Expect a bumpy ride for the next couple of years.
That is what third-term Guelph Mayor Cam Guthrie said in his speech to city council at Tuesday’s inaugural meeting at city hall. With the proposed legislation by the province on new housing, Guthrie expects it will stretch out what remaining resources the city has left.
“I think coming out of the pandemic exposed a lot of issues,” said Guthrie after the meeting. “A lot of what we do in the city is wrapped around capital work: infrastructure, repair, replace, or build new. With the constant inflationary issues, labour shortages, material issues, those will play out over the next couple years.”
Guthrie was the first to be sworn in by clerk Stephen O’Brien then the 12 councillors took their turns collectively.
One of the seven returning councillors, Rodrigo Goller, echoed Guthrie’s comments especially around the proposed legislation regarding housing.

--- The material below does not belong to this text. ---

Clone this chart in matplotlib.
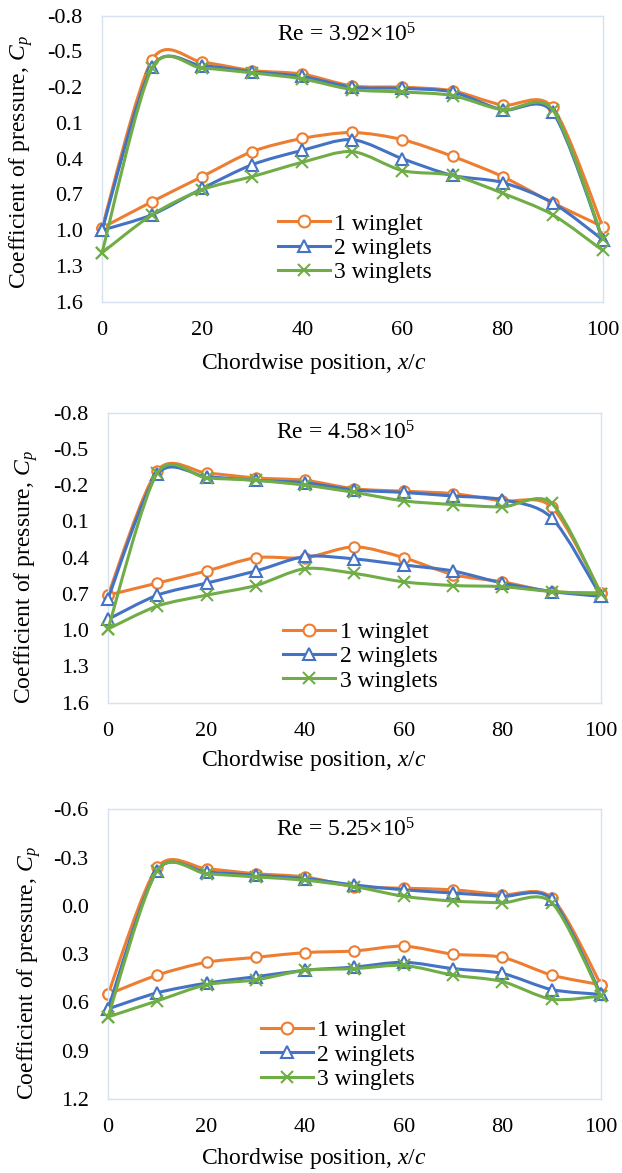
import numpy as np
import matplotlib
matplotlib.use("Agg")
import matplotlib.pyplot as plt
from matplotlib.path import Path
from matplotlib.patches import PathPatch
from matplotlib.lines import Line2D

plt.rcParams['font.family'] = ['Liberation Serif', 'DejaVu Serif']
plt.rcParams['mathtext.fontset'] = 'custom'
plt.rcParams['mathtext.rm'] = 'Liberation Serif'
plt.rcParams['mathtext.it'] = 'Liberation Serif:italic'
plt.rcParams['axes.unicode_minus'] = False

# chordwise positions (% of chord)
x_pos = [0, 10, 20, 30, 40, 50, 60, 70, 80, 90, 100]

series_names = ['1 winglet', '2 winglets', '3 winglets']
re_labels = ['Re = 3.92×10$^{5}$', 'Re = 4.58×10$^{5}$', 'Re = 5.25×10$^{5}$']

# Re = 3.92e5
up_1w_a = [0.98, -0.43, -0.41, -0.34, -0.31, -0.21, -0.20, -0.17, -0.05, -0.03, 0.97]
lo_1w_a = [0.98, 0.76, 0.55, 0.34, 0.23, 0.18, 0.24, 0.38, 0.55, 0.77, 0.97]
up_2w_a = [1.00, -0.37, -0.38, -0.33, -0.29, -0.20, -0.19, -0.16, -0.01, 0.01, 1.08]
lo_2w_a = [1.00, 0.87, 0.65, 0.45, 0.33, 0.24, 0.40, 0.54, 0.60, 0.77, 1.08]
up_3w_a = [1.19, -0.36, -0.36, -0.32, -0.27, -0.18, -0.16, -0.13, -0.01, -0.01, 1.07]
lo_3w_a = [1.19, 0.87, 0.66, 0.55, 0.43, 0.34, 0.50, 0.54, 0.69, 0.87, 1.17]

# Re = 4.58e5
up_1w_b = [0.71, -0.32, -0.30, -0.26, -0.24, -0.17, -0.15, -0.13, -0.07, -0.02, 0.69]
lo_1w_b = [0.71, 0.61, 0.51, 0.40, 0.40, 0.31, 0.40, 0.54, 0.60, 0.68, 0.69]
up_2w_b = [0.74, -0.29, -0.27, -0.24, -0.22, -0.16, -0.14, -0.11, -0.08, 0.07, 0.72]
lo_2w_b = [0.91, 0.71, 0.61, 0.51, 0.39, 0.41, 0.46, 0.51, 0.61, 0.68, 0.72]
up_3w_b = [0.99, -0.30, -0.26, -0.24, -0.20, -0.14, -0.07, -0.04, -0.02, -0.05, 0.70]
lo_3w_b = [0.99, 0.80, 0.71, 0.63, 0.49, 0.53, 0.60, 0.63, 0.64, 0.68, 0.70]

# Re = 5.25e5
up_1w_c = [0.55, -0.24, -0.23, -0.20, -0.18, -0.12, -0.11, -0.10, -0.07, -0.05, 0.49]
lo_1w_c = [0.55, 0.43, 0.35, 0.32, 0.29, 0.28, 0.25, 0.30, 0.32, 0.43, 0.49]
up_2w_c = [0.64, -0.22, -0.21, -0.19, -0.17, -0.13, -0.10, -0.08, -0.06, -0.04, 0.55]
lo_2w_c = [0.64, 0.54, 0.48, 0.44, 0.40, 0.38, 0.35, 0.39, 0.42, 0.52, 0.55]
up_3w_c = [0.69, -0.22, -0.20, -0.18, -0.16, -0.12, -0.06, -0.03, -0.02, -0.02, 0.56]
lo_3w_c = [0.69, 0.59, 0.49, 0.46, 0.40, 0.39, 0.37, 0.43, 0.47, 0.58, 0.56]

yticks_ab = [-0.8, -0.5, -0.2, 0.1, 0.4, 0.7, 1.0, 1.3, 1.6]
yticks_c = [-0.6, -0.3, 0.0, 0.3, 0.6, 0.9, 1.2]
xticks = [0, 20, 40, 60, 80, 100]

colors = ['#ED7D31', '#4472C4', '#70AD47']
markers = ['o', '^', 'x']
msizes = [7.5, 8, 8]


def smooth_path(x, y, k=1 / 7):
    """Excel-like smoothed line (Catmull-Rom style cubic Bezier)."""
    pts = np.column_stack([x, y]).astype(float)
    n = len(pts)
    verts = [pts[0]]
    codes = [Path.MOVETO]
    for i in range(n - 1):
        p0 = pts[i - 1] if i > 0 else pts[i]
        p1 = pts[i]
        p2 = pts[i + 1]
        p3 = pts[i + 2] if i + 2 < n else pts[i + 1]
        verts += [p1 + (p2 - p0) * k, p2 - (p3 - p1) * k, p2]
        codes += [Path.CURVE4] * 3
    return Path(verts, codes)


panels = [
    dict(rect=[0.164, 0.7428, 0.805, 0.2438], yticks=yticks_ab,
         data=[(up_1w_a, lo_1w_a), (up_2w_a, lo_2w_a), (up_3w_a, lo_3w_a)],
         ylab=(-0.134, 0.488), xlab=(0.423, 8), leg=(0.351, 0.187), re=(0.489, 0.933)),
    dict(rect=[0.1736, 0.4009, 0.7926, 0.2473], yticks=yticks_ab,
         data=[(up_1w_b, lo_1w_b), (up_2w_b, lo_2w_b), (up_3w_b, lo_3w_b)],
         ylab=(-0.138, 0.434), xlab=(0.418, 5), leg=(0.355, 0.159), re=(0.483, 0.93)),
    dict(rect=[0.1736, 0.0631, 0.7926, 0.2469], yticks=yticks_c,
         data=[(up_1w_c, lo_1w_c), (up_2w_c, lo_2w_c), (up_3w_c, lo_3w_c)],
         ylab=(-0.131, 0.435), xlab=(0.418, 6), leg=(0.31, 0.152), re=(0.483, 0.929)),
]

fig = plt.figure(figsize=(6.22, 11.73), dpi=100)

for k, p in enumerate(panels):
    ax = fig.add_axes(p['rect'])
    for j, (up, lo) in enumerate(p['data']):
        for surf in (lo, up):
            patch = PathPatch(smooth_path(x_pos, surf), fill=False, edgecolor=colors[j],
                              lw=2.2, zorder=2 + j, clip_on=False, capstyle='round')
            ax.add_patch(patch)
            ax.plot(x_pos, surf, ls='none', marker=markers[j], ms=msizes[j],
                    mfc='white' if markers[j] != 'x' else colors[j], mec=colors[j],
                    mew=1.5, zorder=2.5 + j, clip_on=False)

    ax.set_xlim(0, 100)
    ax.set_ylim(p['yticks'][-1], p['yticks'][0])
    ax.set_xticks(xticks)
    ax.set_yticks(p['yticks'])
    ax.yaxis.set_major_formatter(matplotlib.ticker.FormatStrFormatter('%.1f'))
    ax.tick_params(length=0, labelsize=16)
    ax.tick_params(axis='y', pad=14)
    ax.tick_params(axis='x', pad=14)
    for s in ax.spines.values():
        s.set_color('#D6E2F2')
        s.set_linewidth(1.0)

    ax.set_ylabel('Coefficient of pressure, $C_p$', fontsize=17)
    ax.yaxis.set_label_coords(*p['ylab'])
    ax.set_xlabel('Chordwise position, $x/c$', fontsize=17, labelpad=p['xlab'][1])
    ax.xaxis.label.set_x(p['xlab'][0])

    ax.text(p['re'][0], p['re'][1], re_labels[k], transform=ax.transAxes,
            ha='center', va='center', fontsize=17)

    handles = [Line2D([], [], color=colors[j], lw=2.2, marker=markers[j], ms=msizes[j] + 1,
                      mfc='white' if markers[j] != 'x' else colors[j], mec=colors[j], mew=1.5)
               for j in range(3)]
    ax.legend(handles, series_names, loc='center left', bbox_to_anchor=p['leg'],
              frameon=False, fontsize=17, borderpad=0, borderaxespad=0,
              handlelength=2.2, handletextpad=0.2, labelspacing=0.12)

fig.savefig('out.png', dpi=100)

“I think we are going to have a difficult time doing what is being proposed,” said Goller. “But looking at the council that we have, I think we are positioned well to have very fruitful discussions, conversations, and find a path forward that benefits the city.”
Councillor Ken Yee Chew, one of five who are new on council, said, “We have big fight ahead of us just to see how we can respond to the province in light of new legislation regarding housing and how it will impact the city and the city staff directly. So we have our work cut out for us.”
Another point that Guthrie wanted to get across during the meeting is unity.
“None of us are better than the other,” said Guthrie. “We are Team Guelph. And that is why it is important to acknowledge the new councillors that and I know that the eight of us that are returning are going be welcoming them and helping them along the way.”
“Our constituents, our citizens don’t see beyond ward boundaries, they see Guelph as Guelph,” Yee Chew said. “It all starts with the culture of unity and I think we can get a lot done.”
Guthrie believed as mayor, it was important to have him address the two main points in his inaugural speech to the councillors that will be making important decisions over the next four years.
“Disagreements are fine, but we will not choose division. I think it was important for me to set that tone.”